--- DESCRIPTION OF THE TASK ---
Among the entries below, which lines run from the line with "Emit a Python" through the line with "top_lab_y = [0.1437, 0.1535, 0.1794]"? Retype those, both ends included, exactly and without pictures.

--- DATA ENTRIES ---
◆ ◆ ◆ ◆

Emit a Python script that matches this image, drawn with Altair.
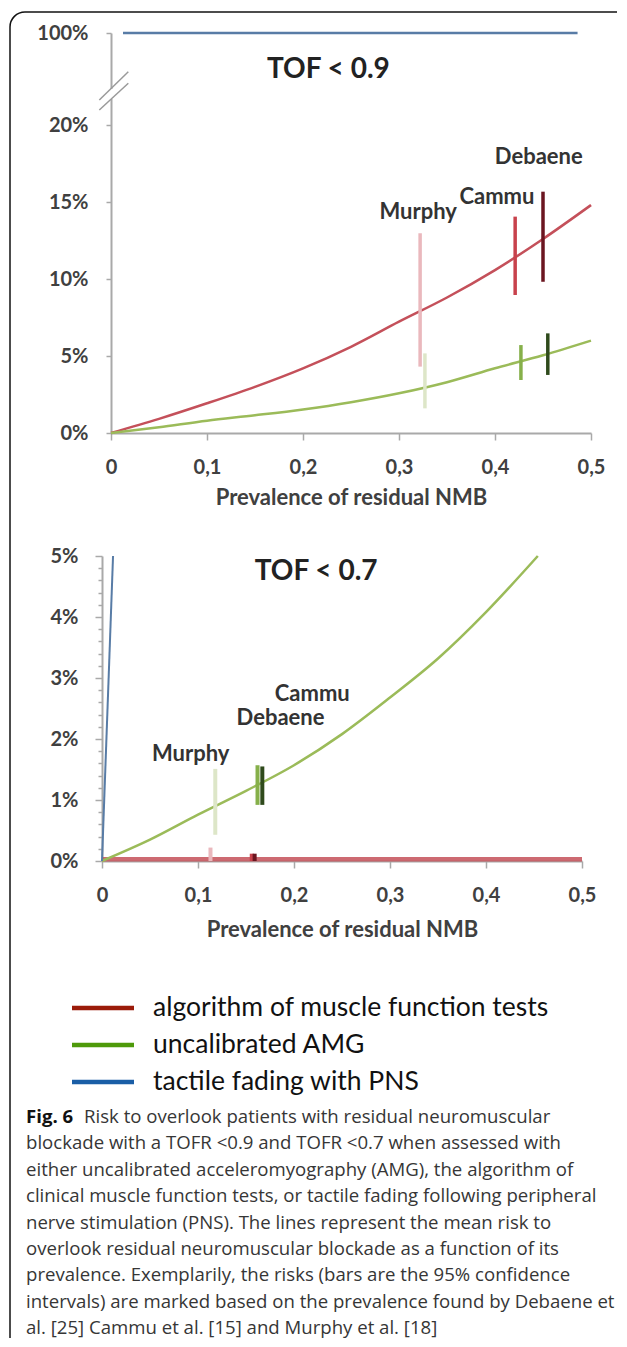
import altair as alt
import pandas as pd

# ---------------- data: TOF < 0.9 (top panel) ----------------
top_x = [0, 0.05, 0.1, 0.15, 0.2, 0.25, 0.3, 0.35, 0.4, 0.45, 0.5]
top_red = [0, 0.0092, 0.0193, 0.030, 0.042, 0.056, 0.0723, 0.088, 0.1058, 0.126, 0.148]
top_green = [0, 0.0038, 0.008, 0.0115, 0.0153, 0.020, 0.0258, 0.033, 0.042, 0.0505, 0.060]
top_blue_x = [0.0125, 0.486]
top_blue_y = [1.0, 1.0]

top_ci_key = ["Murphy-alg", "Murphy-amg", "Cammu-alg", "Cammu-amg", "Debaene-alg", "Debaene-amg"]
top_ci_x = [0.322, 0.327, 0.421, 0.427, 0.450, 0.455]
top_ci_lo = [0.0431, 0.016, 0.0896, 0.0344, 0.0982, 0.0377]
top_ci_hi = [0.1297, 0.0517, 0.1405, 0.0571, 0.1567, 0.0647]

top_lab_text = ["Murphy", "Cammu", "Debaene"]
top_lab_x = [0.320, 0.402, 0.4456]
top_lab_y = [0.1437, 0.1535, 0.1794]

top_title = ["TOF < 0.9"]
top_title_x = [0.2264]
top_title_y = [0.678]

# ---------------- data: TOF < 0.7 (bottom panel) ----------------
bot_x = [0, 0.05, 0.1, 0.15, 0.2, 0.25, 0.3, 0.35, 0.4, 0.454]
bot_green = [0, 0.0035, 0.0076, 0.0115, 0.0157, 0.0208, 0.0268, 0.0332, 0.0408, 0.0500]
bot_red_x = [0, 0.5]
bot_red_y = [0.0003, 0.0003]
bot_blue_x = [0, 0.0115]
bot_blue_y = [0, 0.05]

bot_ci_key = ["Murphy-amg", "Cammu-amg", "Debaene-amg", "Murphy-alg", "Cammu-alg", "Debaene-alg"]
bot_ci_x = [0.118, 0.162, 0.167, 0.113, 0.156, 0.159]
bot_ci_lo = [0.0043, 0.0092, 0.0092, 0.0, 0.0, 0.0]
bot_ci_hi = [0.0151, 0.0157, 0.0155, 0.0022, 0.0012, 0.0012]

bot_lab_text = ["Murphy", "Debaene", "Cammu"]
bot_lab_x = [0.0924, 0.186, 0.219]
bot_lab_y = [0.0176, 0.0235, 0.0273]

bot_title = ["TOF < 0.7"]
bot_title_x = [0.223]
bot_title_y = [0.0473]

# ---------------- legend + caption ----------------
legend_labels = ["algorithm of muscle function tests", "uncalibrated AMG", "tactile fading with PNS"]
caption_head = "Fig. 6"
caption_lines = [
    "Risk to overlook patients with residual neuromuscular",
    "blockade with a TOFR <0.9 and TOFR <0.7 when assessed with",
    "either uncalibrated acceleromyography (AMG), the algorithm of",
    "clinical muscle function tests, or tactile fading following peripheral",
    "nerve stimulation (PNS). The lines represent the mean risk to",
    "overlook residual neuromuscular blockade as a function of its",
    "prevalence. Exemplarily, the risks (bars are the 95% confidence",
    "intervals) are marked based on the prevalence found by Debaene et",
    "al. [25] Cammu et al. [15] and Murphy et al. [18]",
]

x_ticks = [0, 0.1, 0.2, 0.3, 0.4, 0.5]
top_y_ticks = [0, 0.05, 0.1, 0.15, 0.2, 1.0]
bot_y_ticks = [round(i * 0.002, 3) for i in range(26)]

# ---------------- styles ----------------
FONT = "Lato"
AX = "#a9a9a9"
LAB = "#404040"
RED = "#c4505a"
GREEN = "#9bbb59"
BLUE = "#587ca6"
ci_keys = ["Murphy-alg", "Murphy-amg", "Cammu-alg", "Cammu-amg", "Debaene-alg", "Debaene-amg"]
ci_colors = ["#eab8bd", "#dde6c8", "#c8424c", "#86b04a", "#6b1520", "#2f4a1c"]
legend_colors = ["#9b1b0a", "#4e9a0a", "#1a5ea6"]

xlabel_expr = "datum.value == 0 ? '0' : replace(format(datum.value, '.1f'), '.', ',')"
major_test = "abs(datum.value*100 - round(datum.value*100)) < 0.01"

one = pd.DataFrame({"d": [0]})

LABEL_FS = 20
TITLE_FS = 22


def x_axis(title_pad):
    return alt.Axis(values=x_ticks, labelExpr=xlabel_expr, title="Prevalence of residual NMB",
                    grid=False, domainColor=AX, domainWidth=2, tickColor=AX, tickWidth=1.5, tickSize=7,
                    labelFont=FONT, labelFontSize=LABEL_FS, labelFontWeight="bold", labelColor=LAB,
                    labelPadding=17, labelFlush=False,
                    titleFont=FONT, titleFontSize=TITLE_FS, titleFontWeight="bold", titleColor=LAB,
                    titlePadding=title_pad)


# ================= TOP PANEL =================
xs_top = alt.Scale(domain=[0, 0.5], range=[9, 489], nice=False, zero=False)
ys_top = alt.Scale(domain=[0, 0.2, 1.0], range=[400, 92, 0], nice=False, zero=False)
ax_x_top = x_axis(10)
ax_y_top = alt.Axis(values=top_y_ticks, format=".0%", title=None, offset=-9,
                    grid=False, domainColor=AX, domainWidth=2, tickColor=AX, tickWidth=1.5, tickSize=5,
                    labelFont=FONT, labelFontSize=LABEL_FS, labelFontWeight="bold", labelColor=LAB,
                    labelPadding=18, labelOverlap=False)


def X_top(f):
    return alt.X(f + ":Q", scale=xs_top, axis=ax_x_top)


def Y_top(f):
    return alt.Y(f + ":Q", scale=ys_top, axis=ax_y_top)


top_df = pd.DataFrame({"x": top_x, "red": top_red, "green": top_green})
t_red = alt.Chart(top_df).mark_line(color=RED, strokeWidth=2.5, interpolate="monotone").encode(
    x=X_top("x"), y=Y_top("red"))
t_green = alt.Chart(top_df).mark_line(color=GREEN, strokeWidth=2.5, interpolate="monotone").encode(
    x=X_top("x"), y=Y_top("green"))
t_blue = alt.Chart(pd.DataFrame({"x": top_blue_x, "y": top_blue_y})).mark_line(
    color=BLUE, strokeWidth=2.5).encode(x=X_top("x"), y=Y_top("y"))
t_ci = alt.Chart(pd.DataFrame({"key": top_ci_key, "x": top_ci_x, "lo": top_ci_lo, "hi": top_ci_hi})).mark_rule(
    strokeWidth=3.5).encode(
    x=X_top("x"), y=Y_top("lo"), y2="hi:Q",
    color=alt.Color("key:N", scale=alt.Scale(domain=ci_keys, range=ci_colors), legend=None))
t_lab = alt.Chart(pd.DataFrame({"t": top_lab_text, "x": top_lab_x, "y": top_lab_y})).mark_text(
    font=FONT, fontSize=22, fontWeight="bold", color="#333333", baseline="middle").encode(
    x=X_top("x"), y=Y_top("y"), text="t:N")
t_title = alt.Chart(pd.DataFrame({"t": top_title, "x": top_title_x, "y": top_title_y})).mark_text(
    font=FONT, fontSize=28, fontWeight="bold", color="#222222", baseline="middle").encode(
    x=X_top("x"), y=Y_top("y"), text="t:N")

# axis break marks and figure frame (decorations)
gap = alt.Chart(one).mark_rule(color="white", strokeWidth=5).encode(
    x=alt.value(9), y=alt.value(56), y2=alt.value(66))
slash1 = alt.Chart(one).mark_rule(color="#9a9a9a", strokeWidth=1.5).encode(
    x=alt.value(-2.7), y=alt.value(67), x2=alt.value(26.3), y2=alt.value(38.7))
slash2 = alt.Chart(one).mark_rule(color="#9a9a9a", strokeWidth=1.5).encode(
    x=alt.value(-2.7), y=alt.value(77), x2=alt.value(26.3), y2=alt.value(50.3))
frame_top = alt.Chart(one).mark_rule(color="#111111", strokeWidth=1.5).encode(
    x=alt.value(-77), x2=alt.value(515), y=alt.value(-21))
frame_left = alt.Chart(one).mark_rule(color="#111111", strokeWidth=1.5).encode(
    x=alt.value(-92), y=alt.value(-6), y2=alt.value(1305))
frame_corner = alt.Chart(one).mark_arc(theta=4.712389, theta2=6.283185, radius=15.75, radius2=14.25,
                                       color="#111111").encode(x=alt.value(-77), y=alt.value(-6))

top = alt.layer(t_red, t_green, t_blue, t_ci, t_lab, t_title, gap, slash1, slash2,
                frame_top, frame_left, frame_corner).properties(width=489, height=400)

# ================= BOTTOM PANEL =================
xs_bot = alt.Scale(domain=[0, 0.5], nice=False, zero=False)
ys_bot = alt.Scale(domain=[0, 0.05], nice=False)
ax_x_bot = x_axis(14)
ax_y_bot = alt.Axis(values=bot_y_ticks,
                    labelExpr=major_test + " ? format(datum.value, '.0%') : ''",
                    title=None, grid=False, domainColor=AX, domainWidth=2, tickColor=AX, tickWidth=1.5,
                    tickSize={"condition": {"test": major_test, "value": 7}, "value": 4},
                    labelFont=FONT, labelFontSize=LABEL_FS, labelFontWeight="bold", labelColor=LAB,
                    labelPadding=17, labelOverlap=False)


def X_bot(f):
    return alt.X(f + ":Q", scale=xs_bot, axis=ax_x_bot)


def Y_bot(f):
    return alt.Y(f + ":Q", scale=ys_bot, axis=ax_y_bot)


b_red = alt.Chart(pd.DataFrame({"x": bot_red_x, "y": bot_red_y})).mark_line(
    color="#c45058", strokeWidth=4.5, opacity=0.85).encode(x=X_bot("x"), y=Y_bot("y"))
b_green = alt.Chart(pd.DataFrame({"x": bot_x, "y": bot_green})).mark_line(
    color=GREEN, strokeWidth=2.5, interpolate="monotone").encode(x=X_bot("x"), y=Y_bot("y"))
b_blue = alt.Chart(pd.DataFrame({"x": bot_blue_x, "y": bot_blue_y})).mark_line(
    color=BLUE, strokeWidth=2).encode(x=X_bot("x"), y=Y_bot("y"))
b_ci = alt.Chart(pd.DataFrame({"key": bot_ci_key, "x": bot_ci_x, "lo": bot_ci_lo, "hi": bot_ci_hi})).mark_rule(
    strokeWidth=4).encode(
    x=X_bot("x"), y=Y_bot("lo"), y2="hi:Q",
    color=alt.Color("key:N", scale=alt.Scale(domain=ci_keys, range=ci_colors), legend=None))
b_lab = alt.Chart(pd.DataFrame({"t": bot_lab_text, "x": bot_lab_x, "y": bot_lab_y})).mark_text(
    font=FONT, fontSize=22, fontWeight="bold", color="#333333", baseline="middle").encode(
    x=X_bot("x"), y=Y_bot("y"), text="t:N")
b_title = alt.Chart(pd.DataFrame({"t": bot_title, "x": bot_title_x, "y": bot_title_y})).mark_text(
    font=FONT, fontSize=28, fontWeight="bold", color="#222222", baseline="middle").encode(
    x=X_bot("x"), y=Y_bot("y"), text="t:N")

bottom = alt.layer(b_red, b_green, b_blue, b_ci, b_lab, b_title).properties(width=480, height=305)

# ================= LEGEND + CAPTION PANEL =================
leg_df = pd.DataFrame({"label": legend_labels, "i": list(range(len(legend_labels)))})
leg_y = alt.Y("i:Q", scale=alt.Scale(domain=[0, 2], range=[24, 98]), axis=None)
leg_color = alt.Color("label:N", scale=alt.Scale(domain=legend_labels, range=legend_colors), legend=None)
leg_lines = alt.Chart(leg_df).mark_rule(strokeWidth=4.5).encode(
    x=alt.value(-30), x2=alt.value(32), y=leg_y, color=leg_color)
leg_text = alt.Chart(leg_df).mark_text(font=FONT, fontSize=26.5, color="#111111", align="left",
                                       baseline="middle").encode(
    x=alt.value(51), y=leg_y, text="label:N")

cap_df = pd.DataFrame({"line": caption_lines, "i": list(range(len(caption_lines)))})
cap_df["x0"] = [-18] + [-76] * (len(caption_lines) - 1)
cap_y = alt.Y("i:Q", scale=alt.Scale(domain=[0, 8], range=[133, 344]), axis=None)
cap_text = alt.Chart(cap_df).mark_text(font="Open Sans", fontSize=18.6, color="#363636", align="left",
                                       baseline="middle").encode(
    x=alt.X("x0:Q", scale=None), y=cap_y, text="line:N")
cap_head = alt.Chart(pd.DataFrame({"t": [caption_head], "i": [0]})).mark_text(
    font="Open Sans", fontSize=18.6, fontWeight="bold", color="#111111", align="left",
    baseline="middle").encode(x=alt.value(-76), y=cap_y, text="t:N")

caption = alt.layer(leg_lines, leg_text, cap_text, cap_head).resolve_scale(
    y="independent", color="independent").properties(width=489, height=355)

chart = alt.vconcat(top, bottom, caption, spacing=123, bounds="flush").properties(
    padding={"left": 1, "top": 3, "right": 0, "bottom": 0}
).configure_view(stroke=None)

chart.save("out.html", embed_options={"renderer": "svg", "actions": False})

◆ ◆ ◆ ◆

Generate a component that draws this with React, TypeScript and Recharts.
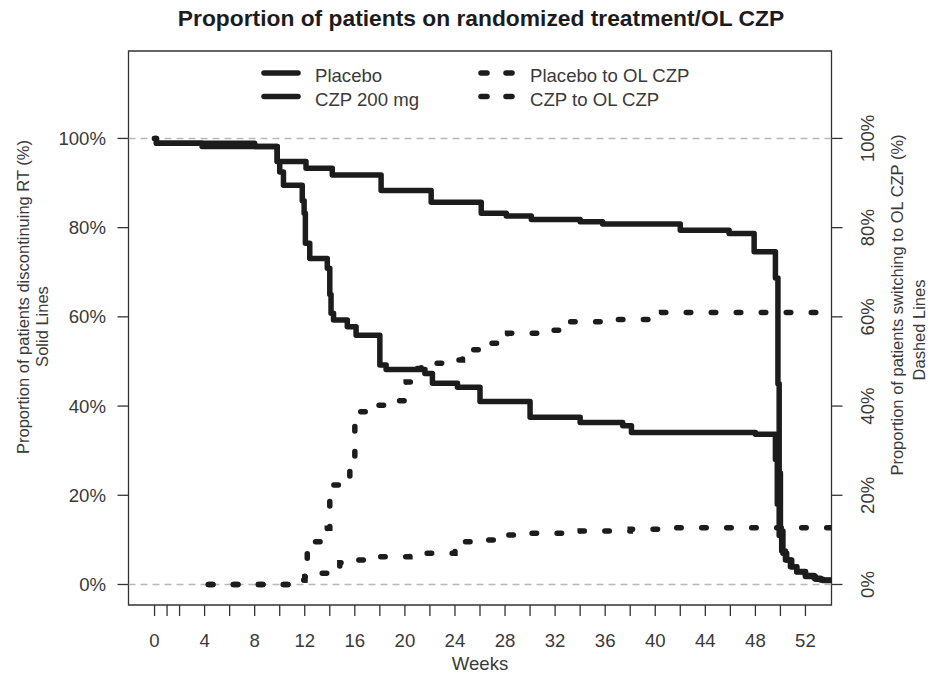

◆ ◆ ◆ ◆

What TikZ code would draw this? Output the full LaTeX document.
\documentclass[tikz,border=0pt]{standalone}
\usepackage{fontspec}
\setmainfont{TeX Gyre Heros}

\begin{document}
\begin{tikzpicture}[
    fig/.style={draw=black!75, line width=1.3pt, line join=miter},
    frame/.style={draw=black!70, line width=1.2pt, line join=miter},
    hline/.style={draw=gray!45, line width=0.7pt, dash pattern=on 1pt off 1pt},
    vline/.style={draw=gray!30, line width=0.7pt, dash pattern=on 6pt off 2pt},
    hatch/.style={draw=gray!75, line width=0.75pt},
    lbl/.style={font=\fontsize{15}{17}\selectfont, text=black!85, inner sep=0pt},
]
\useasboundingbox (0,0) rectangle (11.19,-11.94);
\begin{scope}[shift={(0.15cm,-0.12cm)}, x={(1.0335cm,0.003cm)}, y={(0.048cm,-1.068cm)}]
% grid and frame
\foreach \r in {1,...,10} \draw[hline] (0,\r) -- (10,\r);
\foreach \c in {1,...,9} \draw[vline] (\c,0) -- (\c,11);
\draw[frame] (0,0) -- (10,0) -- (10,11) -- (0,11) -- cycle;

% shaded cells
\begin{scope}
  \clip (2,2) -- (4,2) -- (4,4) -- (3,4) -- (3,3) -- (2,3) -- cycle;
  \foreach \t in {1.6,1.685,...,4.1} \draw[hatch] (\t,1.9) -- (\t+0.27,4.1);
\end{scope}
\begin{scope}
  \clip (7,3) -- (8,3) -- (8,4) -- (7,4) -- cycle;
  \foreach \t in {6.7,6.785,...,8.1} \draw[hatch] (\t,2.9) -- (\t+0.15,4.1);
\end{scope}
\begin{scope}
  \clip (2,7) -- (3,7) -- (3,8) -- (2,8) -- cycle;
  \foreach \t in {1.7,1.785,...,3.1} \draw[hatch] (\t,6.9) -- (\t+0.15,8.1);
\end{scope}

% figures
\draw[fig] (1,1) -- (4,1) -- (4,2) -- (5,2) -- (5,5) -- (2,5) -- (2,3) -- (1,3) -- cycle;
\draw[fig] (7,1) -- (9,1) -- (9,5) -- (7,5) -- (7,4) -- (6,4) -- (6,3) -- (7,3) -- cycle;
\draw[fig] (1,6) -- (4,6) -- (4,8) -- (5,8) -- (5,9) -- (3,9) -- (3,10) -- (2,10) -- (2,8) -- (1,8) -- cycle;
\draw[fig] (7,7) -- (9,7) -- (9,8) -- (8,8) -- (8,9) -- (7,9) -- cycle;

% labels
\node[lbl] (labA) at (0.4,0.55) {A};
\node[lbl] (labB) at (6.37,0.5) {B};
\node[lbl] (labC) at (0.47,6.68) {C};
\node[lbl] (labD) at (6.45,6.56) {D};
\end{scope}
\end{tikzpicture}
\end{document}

◆ ◆ ◆ ◆

--- RESPONSE ---
Emit a Python script that matches this image, drawn with Altair.
import altair as alt
import pandas as pd

# ---------------- data: TOF < 0.9 (top panel) ----------------
top_x = [0, 0.05, 0.1, 0.15, 0.2, 0.25, 0.3, 0.35, 0.4, 0.45, 0.5]
top_red = [0, 0.0092, 0.0193, 0.030, 0.042, 0.056, 0.0723, 0.088, 0.1058, 0.126, 0.148]
top_green = [0, 0.0038, 0.008, 0.0115, 0.0153, 0.020, 0.0258, 0.033, 0.042, 0.0505, 0.060]
top_blue_x = [0.0125, 0.486]
top_blue_y = [1.0, 1.0]

top_ci_key = ["Murphy-alg", "Murphy-amg", "Cammu-alg", "Cammu-amg", "Debaene-alg", "Debaene-amg"]
top_ci_x = [0.322, 0.327, 0.421, 0.427, 0.450, 0.455]
top_ci_lo = [0.0431, 0.016, 0.0896, 0.0344, 0.0982, 0.0377]
top_ci_hi = [0.1297, 0.0517, 0.1405, 0.0571, 0.1567, 0.0647]

top_lab_text = ["Murphy", "Cammu", "Debaene"]
top_lab_x = [0.320, 0.402, 0.4456]
top_lab_y = [0.1437, 0.1535, 0.1794]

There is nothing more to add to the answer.